September 09, 2012 12:02 IST

India on Sunday successfully launched its 100th space mission with the indigenous PSLV-C21 rocket putting in orbit two foreign satellites.

In a copybook launch, witnessed by Prime Minister Manmohan Singh, ISRO's workhorse PSLV placed in orbit France's SPOT 6 satellite and Japanese spacecraft PROITERES, some 18 minutes after a perfect lift off from the Satish Dhawan Space Centre in Sriharikota.

The launch, scheduled for 9.51 am, was delayed by two minutes at the end of the 51-hour countdown.

The Polar Satellite Launch Vehicle, on its 22nd flight, soared into an overcast sky at 9.53 am carrying the 720 kg French satellite, the heaviest satellite to be launched by India for a foreign client.

The mission was described as "a spectacular success" and a milestone by Dr Singh, who keenly watched the entire launch sequence and applauded each stage separation culminating in the placing of the two satellites in orbit.

The launch was a landmark for Indian Space Research Organistion which began its space odyssey on a humble note when it launched the indigenous Aryabhatta on board a Russian rocket on April 19, 1975.  

Sunday's launch has yet again demonstrated the versatility and robustness of PSLV, with the rocket completing its 21st successful mission in a row since its first failed flight in September 1993.

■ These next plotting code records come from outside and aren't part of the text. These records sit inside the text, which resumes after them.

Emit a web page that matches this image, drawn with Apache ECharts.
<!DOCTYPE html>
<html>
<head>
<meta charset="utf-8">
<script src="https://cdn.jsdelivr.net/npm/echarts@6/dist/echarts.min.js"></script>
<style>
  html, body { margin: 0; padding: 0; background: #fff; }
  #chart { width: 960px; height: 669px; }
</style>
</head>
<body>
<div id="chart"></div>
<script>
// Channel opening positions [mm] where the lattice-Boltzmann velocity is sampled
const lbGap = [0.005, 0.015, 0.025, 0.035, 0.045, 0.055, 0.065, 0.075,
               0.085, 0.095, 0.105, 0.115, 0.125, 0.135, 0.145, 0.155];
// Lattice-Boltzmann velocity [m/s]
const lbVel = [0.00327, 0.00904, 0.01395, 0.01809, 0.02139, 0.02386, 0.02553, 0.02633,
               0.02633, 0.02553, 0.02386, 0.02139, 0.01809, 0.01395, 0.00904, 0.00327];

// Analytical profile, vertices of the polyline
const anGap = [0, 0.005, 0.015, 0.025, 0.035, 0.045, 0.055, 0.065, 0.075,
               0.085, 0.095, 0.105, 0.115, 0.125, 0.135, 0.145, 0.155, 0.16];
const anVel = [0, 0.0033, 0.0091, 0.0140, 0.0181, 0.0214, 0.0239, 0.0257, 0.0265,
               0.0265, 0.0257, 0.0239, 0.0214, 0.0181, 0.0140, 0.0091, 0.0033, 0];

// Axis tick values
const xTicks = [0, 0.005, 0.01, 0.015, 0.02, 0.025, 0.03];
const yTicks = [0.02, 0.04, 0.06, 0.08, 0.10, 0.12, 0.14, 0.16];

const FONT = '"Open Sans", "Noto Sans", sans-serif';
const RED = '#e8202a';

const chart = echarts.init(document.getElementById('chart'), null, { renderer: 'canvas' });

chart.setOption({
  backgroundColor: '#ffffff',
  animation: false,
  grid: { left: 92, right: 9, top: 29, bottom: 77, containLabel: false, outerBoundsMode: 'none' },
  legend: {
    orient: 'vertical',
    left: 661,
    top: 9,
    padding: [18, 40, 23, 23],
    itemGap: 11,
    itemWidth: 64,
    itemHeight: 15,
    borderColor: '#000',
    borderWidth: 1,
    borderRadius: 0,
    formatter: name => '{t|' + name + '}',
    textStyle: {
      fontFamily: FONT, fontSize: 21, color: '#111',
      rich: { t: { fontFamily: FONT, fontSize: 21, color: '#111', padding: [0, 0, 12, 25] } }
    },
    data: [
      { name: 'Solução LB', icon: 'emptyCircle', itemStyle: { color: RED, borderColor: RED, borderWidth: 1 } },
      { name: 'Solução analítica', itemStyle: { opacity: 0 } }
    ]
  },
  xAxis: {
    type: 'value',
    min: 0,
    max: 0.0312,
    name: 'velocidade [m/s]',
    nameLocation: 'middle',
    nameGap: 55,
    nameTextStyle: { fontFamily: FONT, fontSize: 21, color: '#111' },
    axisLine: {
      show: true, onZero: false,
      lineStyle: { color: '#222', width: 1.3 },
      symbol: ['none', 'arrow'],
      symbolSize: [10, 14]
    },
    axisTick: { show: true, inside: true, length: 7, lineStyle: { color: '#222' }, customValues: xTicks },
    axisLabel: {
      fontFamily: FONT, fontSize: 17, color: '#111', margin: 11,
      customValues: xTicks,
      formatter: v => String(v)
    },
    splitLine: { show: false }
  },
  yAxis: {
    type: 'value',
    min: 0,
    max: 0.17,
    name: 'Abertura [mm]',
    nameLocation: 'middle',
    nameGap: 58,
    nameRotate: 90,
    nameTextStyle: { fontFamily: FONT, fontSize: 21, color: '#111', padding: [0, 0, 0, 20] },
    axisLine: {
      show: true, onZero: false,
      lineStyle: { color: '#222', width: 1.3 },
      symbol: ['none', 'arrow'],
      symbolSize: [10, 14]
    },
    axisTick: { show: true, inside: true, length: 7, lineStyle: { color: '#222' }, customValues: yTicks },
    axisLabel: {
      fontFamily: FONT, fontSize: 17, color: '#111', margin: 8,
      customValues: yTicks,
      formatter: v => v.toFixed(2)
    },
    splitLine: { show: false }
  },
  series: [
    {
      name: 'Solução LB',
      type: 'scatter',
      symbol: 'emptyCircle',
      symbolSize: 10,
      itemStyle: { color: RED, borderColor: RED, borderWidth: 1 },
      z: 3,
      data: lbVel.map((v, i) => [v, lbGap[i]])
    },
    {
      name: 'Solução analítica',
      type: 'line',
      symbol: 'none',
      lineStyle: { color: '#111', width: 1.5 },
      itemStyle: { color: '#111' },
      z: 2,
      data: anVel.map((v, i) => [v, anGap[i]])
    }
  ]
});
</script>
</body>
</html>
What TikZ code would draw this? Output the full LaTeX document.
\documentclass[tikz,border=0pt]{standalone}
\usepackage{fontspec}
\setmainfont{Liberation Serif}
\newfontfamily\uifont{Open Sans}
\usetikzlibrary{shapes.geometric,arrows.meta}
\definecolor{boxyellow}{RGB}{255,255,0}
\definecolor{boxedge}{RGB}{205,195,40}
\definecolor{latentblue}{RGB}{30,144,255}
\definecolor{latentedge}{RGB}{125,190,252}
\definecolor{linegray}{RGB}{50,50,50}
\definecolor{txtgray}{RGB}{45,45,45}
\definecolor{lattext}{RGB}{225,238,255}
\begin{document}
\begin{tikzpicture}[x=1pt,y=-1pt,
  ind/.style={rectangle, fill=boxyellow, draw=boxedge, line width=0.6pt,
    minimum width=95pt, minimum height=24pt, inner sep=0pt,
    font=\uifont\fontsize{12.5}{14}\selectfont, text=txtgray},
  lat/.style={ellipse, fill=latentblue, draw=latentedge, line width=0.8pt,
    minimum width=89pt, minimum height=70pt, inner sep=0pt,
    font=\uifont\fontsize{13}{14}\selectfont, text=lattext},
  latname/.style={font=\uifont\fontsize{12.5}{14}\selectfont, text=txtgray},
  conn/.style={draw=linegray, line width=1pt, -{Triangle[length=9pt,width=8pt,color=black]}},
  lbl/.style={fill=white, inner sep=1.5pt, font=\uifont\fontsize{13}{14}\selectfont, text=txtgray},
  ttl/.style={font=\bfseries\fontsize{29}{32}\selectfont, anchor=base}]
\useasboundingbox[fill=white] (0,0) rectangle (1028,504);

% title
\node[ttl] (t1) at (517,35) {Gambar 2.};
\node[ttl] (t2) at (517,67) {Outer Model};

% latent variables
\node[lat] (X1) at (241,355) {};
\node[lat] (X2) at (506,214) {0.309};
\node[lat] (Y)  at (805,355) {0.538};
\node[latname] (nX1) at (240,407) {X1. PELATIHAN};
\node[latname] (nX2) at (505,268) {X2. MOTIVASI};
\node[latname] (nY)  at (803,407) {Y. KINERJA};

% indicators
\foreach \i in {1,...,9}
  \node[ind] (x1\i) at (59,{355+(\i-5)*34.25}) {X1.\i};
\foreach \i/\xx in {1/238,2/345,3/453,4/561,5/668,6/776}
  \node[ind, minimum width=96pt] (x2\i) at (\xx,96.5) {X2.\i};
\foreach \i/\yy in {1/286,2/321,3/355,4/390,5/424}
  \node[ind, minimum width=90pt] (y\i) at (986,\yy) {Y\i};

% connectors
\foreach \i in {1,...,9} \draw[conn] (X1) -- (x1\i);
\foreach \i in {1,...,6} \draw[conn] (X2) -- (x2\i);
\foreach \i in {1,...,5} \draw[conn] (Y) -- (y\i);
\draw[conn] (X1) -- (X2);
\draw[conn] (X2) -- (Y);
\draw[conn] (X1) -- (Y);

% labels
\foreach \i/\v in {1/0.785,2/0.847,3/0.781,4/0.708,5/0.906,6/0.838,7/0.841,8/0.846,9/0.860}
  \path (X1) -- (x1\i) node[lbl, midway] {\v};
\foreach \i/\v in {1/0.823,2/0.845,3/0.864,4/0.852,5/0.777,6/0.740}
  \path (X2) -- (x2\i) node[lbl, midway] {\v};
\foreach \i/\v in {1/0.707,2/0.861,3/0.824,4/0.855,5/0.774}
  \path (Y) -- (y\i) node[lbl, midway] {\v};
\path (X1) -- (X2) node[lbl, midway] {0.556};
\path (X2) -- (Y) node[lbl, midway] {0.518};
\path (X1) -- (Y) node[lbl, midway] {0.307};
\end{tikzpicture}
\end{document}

No Indian satellite was onboard Sunday's flight which is the third wholly commercial launch undertaken by ISRO for foreign clients.

SPOT-6 is the biggest commercial lift so far since India forayed into the money-spinning commercial satellite launch services after 350 kg Agile of Italy put in orbit in 2007 by PSLV. Twelve other foreign commercial satellites launched by ISRO weighed below 300 kg.

Significantly, France's five earlier SPOT satellites were launched by European Araine rocket.

SPOT-6, built by ASTRIUM SAS, a subsidiary of EADS, France, is an earth observation satellite, while the micro satellite PROITERES, developed by students and faculty of Osaka Institute of Technology, will study Kansai region of Japanese island of Honshu.

ISRO sources said that with Sunday's mission, the agency has launched 62 satellites, one space recovery module and 37 rockets, making it a grand 100.

Each Indian rocket going up is considered a mission, as also each satellite being placed in orbit.

The sources said the two-minute delay in Sunday's launch was to avoid collision with space debris during the flight.

According to American space agency NASA, more than 500,000 pieces of debris, or "space junk," are tracked as they orbit Earth.

The debris travel at speeds up to 17,500 mph, fast enough for a relatively small piece of orbital debris to damage a satellite or a spacecraft, which are monitored and based on which evasive action is taken.